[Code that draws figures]
□ □ □ □ □ □ □
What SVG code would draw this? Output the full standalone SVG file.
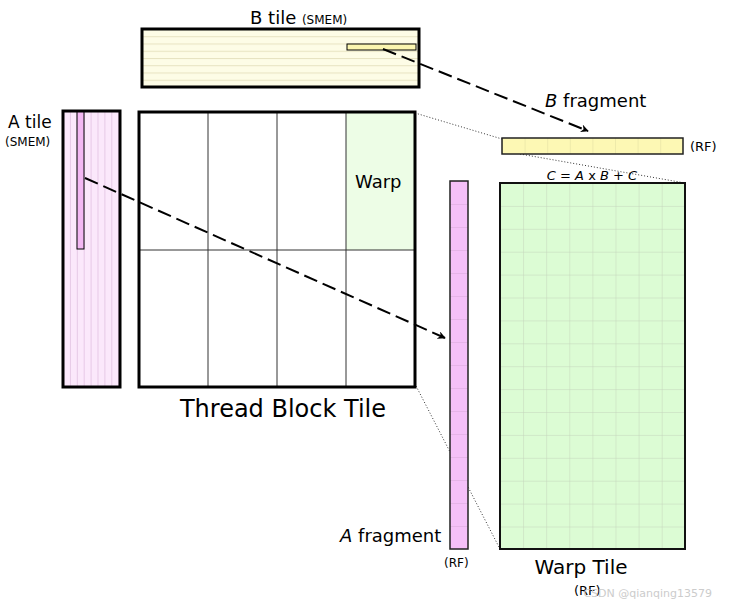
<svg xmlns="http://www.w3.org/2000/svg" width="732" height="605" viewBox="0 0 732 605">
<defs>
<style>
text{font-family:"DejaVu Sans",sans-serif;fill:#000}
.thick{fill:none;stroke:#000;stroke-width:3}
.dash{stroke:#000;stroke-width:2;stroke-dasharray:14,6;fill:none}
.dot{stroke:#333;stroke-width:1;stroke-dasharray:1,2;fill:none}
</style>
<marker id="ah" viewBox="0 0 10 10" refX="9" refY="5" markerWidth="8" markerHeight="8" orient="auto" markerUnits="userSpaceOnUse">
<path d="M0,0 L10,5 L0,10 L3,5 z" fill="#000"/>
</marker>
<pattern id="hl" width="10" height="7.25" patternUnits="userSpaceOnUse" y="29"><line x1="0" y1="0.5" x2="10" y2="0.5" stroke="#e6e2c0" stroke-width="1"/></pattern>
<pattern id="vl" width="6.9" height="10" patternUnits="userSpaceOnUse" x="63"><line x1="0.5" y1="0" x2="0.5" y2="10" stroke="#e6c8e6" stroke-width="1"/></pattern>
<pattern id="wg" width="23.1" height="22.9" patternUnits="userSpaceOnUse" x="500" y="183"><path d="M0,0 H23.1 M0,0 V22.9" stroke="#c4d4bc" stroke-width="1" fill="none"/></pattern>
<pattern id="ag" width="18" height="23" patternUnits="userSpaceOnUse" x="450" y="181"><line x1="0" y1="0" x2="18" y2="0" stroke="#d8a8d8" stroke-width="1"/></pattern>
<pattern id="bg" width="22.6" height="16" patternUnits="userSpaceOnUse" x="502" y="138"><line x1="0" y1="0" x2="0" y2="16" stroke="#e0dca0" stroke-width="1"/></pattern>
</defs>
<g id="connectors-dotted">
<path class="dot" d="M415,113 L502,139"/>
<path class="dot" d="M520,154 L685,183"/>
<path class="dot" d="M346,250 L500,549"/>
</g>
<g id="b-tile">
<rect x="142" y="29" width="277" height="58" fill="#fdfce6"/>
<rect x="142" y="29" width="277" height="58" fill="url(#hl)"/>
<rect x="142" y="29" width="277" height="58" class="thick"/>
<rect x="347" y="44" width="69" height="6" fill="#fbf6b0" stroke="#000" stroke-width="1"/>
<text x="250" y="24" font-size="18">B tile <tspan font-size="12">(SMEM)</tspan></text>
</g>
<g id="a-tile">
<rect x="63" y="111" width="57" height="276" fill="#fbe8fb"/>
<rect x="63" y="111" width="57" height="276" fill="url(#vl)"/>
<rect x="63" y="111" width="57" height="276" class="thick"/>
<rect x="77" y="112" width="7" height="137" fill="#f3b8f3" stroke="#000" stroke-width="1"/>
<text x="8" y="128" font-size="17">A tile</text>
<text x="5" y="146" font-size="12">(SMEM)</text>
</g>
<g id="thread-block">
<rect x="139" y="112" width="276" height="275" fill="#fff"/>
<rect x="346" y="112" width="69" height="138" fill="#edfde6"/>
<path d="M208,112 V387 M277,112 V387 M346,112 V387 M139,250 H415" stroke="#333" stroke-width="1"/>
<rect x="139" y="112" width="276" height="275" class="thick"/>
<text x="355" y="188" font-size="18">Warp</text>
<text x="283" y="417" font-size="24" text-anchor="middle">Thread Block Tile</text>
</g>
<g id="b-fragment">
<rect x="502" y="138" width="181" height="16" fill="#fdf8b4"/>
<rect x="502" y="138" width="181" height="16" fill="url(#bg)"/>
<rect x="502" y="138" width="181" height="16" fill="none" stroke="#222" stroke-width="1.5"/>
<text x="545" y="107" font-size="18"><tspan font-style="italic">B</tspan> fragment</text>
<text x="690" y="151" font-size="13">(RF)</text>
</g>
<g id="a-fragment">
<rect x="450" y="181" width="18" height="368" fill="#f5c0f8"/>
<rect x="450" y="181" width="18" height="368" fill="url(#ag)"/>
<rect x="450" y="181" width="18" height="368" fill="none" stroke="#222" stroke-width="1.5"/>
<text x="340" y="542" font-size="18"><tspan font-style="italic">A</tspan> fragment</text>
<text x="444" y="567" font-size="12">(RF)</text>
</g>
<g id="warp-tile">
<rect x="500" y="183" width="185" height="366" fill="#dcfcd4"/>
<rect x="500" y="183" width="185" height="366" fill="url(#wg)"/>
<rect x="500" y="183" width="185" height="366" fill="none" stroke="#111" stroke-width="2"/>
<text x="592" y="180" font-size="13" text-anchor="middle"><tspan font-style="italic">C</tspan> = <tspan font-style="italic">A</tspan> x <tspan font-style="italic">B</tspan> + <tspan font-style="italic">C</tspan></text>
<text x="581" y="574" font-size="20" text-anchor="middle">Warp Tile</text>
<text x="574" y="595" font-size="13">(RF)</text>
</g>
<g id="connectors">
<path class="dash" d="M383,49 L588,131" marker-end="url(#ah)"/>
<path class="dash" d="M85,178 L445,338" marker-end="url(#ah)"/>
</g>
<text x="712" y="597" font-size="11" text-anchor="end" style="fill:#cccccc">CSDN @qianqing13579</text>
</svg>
□ □ □ □ □ □ □
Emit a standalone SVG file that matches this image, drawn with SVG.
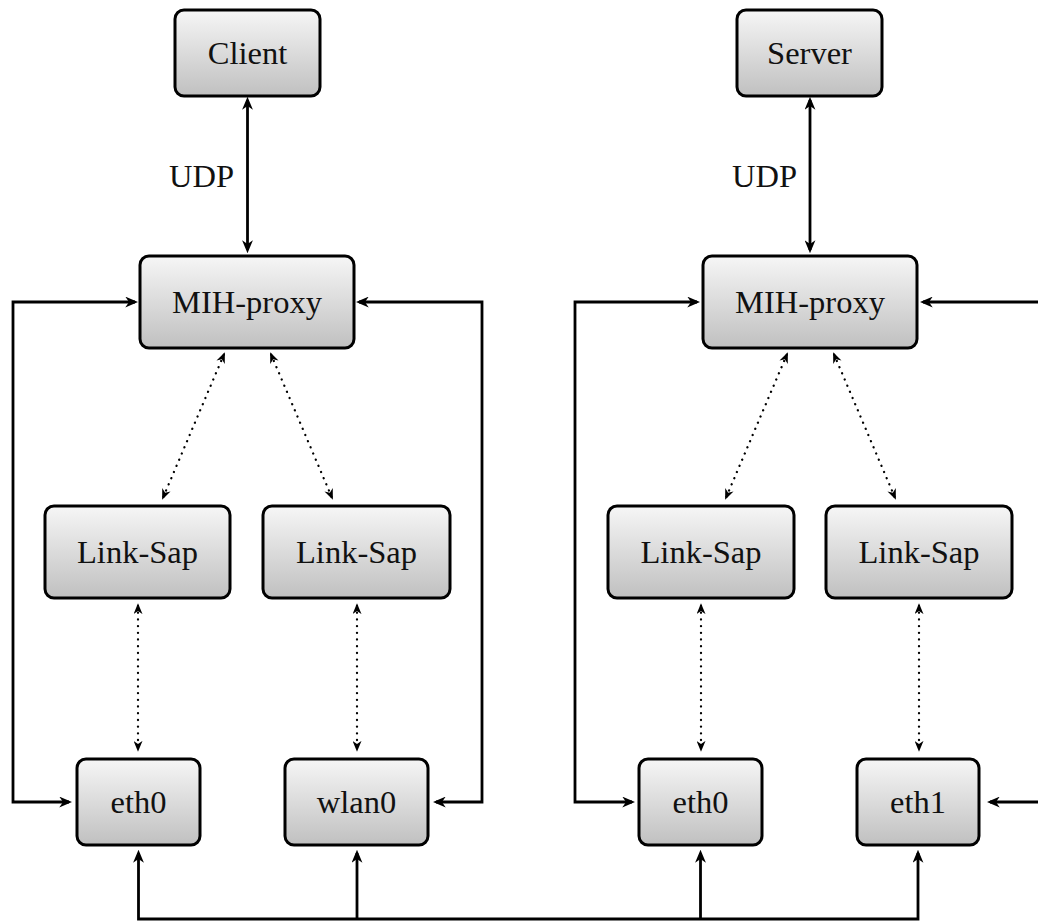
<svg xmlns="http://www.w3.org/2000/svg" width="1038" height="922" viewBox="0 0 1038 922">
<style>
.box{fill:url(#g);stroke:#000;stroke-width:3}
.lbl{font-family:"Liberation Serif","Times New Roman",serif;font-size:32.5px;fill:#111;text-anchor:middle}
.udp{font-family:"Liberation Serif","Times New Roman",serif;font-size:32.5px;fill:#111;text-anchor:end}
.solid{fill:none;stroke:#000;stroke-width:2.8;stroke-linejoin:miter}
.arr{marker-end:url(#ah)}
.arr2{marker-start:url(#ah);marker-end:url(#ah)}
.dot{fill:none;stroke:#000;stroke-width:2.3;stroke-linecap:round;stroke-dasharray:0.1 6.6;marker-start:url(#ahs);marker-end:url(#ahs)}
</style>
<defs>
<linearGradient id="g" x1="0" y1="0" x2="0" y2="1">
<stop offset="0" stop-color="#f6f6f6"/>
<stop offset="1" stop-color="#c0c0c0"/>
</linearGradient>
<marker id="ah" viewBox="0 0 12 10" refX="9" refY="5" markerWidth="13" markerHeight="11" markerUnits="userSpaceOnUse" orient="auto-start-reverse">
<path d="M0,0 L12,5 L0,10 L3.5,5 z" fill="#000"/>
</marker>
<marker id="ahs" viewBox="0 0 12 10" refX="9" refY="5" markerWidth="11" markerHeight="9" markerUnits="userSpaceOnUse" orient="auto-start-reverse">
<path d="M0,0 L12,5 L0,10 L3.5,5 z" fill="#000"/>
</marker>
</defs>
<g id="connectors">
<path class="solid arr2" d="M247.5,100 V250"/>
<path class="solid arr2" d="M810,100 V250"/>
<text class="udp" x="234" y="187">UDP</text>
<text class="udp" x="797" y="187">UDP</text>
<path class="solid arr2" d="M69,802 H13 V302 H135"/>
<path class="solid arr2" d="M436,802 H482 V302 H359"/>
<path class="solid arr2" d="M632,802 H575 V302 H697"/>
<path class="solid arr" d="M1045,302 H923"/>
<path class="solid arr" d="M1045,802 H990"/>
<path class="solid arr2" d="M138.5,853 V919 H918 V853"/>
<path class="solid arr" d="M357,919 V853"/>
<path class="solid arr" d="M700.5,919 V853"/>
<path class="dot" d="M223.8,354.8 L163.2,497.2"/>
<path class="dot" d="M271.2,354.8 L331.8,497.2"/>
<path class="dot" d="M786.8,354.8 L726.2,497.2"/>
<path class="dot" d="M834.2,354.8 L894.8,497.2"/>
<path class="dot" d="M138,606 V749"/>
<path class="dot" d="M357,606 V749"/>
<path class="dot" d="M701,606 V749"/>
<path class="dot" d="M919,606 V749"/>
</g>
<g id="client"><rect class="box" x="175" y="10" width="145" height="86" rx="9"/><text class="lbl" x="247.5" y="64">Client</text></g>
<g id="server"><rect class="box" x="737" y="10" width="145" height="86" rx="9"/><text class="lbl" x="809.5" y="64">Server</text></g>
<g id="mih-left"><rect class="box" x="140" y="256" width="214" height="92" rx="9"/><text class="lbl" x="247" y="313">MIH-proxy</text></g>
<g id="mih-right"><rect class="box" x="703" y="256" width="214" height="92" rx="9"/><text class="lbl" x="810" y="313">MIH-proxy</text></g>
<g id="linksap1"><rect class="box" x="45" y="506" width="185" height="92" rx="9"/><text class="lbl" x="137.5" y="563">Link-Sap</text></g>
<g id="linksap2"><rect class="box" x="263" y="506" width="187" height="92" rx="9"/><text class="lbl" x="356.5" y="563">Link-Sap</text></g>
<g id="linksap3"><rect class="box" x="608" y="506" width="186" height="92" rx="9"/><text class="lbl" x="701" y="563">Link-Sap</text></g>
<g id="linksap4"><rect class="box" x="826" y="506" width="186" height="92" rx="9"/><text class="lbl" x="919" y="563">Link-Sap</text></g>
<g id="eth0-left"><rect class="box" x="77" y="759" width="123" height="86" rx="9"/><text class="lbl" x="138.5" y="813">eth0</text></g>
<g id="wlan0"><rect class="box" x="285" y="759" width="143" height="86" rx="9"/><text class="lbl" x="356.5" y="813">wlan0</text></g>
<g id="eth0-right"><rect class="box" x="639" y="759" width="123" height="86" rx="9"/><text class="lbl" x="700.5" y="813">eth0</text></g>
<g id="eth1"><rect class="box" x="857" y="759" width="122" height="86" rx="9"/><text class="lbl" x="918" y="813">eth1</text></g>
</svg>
□ □ □ □ □ □ □
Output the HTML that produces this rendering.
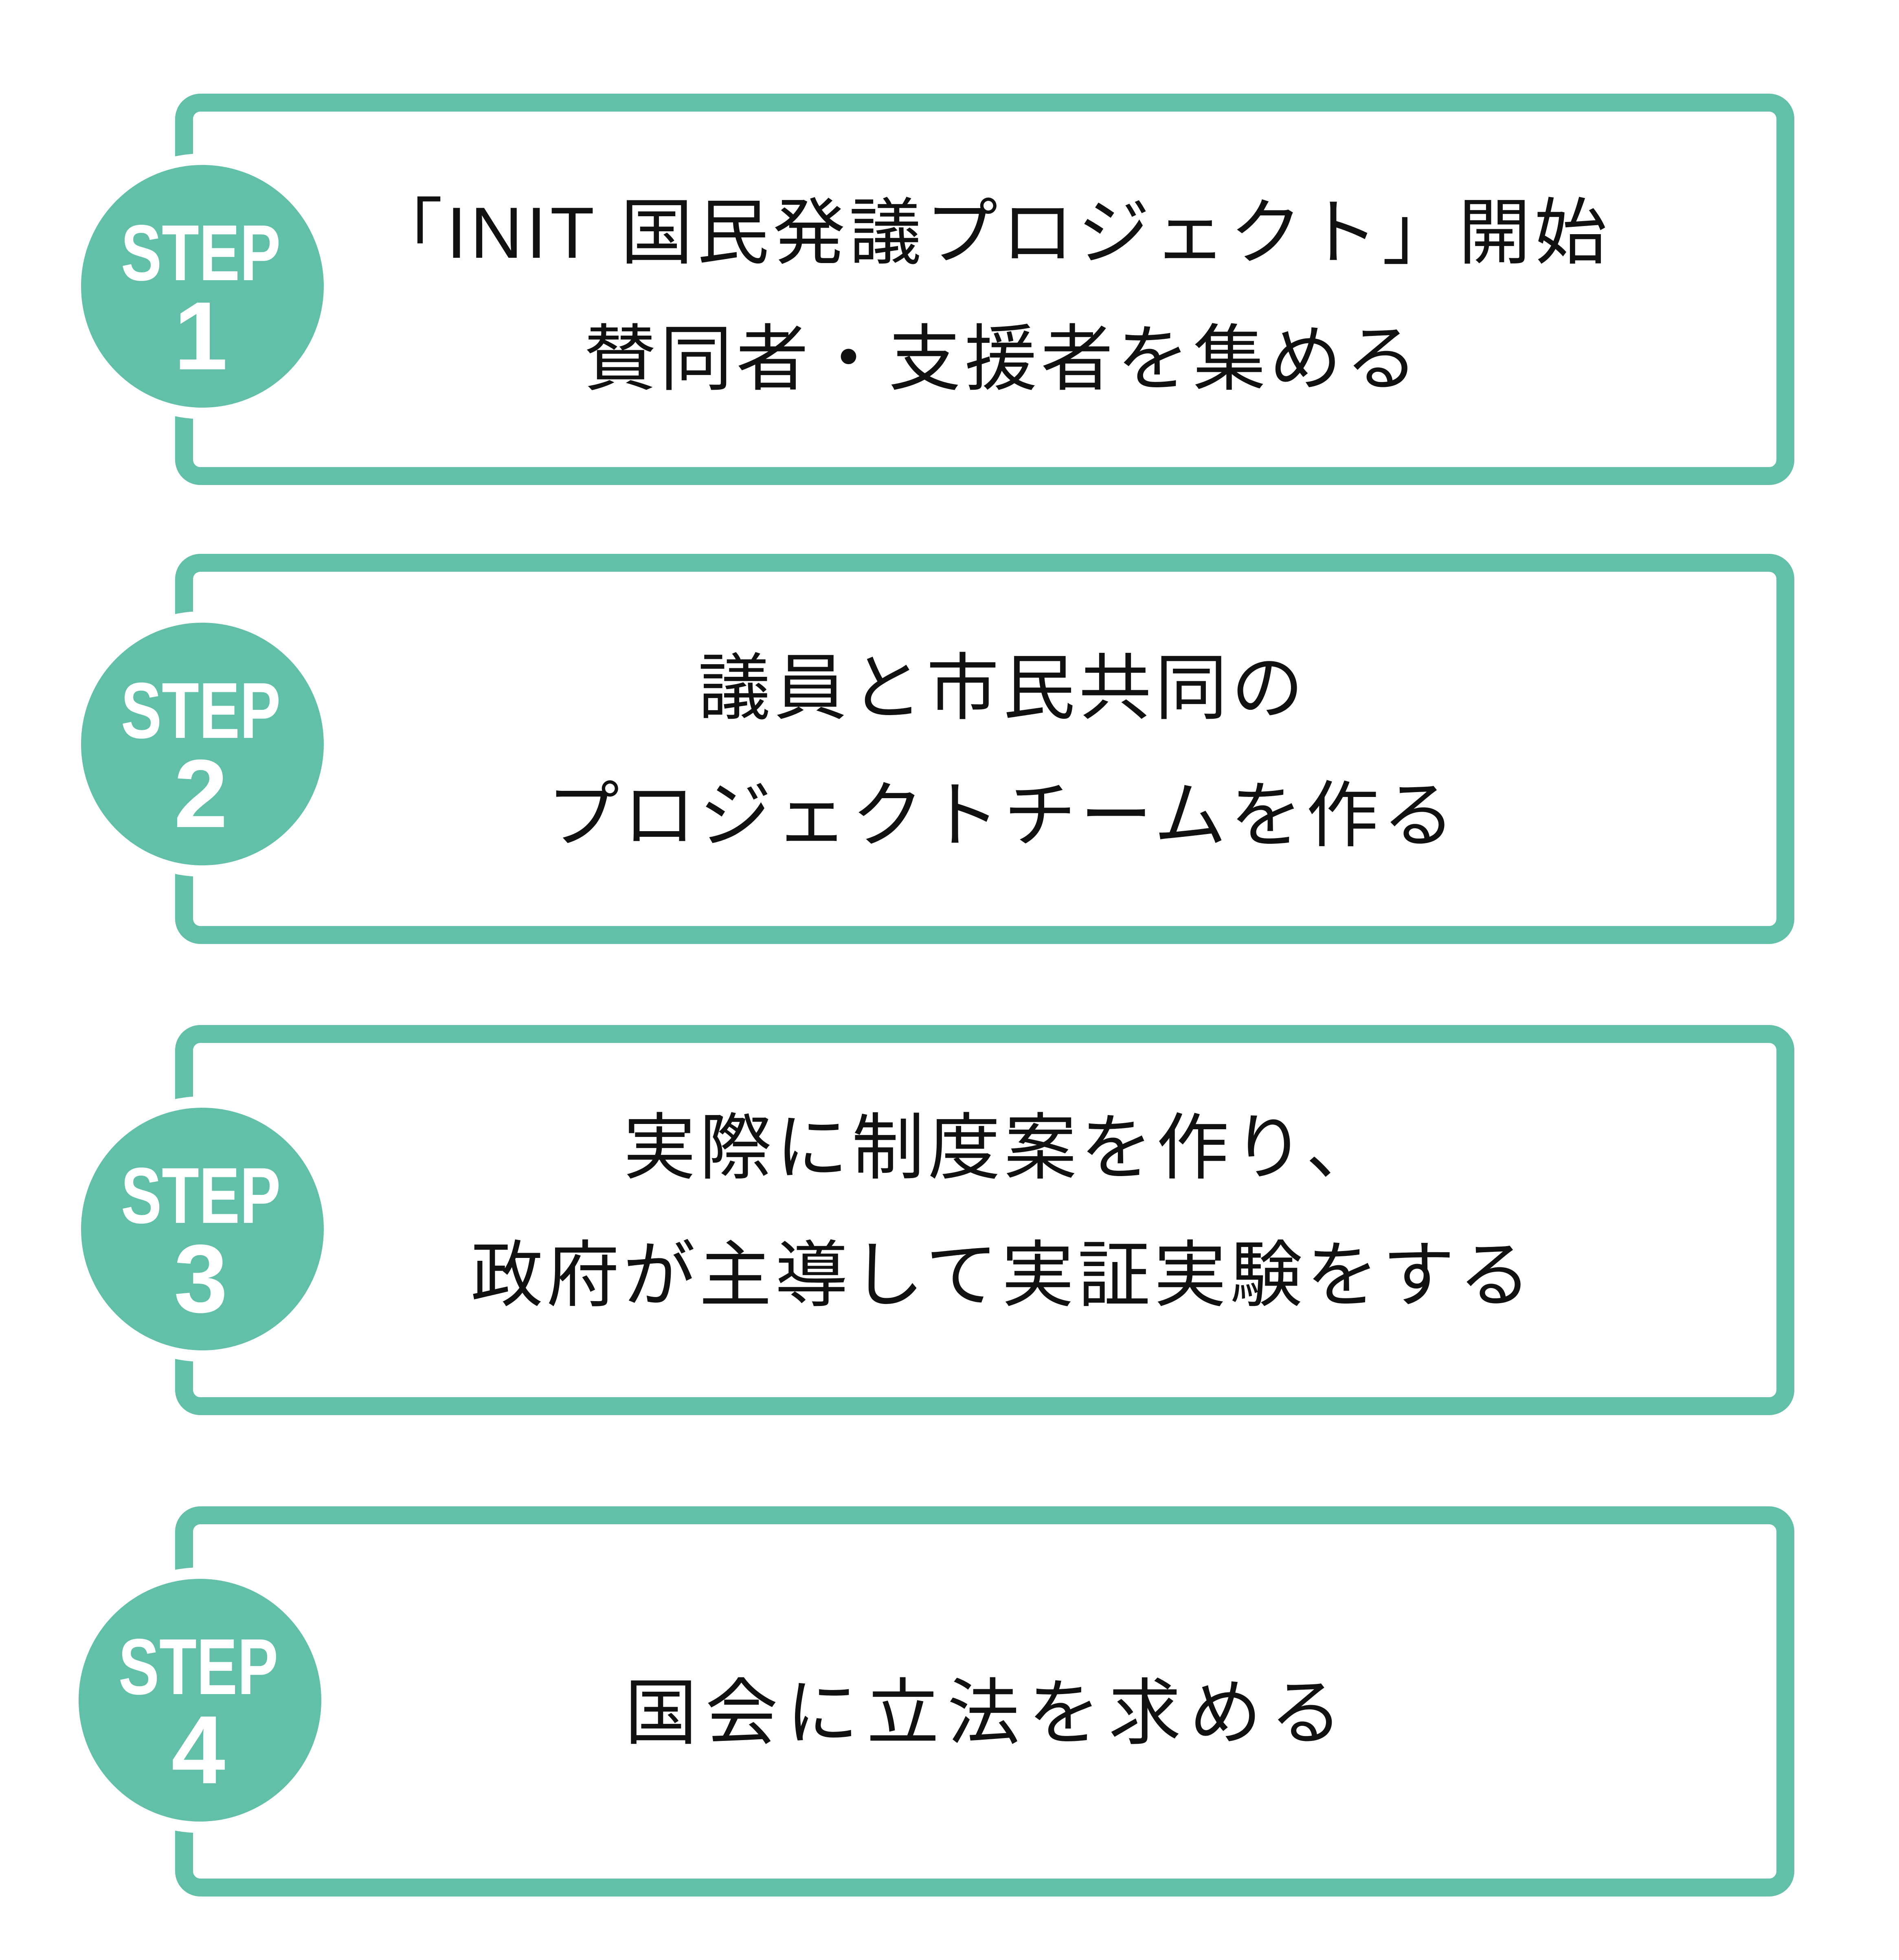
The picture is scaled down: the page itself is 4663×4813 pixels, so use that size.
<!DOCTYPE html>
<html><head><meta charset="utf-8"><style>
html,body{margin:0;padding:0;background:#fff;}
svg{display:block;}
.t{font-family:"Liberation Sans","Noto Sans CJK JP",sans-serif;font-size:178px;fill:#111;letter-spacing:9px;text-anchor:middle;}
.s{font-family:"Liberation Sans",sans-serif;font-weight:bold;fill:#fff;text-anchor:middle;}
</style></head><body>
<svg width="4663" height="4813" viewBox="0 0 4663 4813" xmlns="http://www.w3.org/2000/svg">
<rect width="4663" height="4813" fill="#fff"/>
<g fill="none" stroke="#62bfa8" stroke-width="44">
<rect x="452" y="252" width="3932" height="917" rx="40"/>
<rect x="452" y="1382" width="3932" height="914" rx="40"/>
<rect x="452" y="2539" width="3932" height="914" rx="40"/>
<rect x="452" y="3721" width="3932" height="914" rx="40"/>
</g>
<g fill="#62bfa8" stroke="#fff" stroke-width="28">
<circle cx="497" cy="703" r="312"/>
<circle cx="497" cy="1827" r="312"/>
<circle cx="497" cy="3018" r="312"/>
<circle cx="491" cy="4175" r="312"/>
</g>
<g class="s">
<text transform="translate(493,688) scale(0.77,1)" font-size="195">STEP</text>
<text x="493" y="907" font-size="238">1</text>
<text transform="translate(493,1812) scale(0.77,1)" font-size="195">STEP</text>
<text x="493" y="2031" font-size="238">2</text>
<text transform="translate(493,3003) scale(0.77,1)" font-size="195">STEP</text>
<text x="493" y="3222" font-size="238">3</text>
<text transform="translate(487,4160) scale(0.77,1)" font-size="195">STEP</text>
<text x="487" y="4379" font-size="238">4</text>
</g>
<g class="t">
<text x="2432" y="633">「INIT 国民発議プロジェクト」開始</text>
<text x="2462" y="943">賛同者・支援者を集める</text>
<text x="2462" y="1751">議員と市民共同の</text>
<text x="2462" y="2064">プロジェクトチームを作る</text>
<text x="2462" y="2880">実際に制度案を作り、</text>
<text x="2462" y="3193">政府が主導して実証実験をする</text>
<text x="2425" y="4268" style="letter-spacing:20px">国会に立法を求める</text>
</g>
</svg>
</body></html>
□ □ □ □ □ □ □
Required task. Which lines contain "standalone"? Show each of them.

Reply to the task.
What SVG code would draw this? Output the full standalone SVG file.
Emit a standalone SVG file that matches this image, drawn with SVG.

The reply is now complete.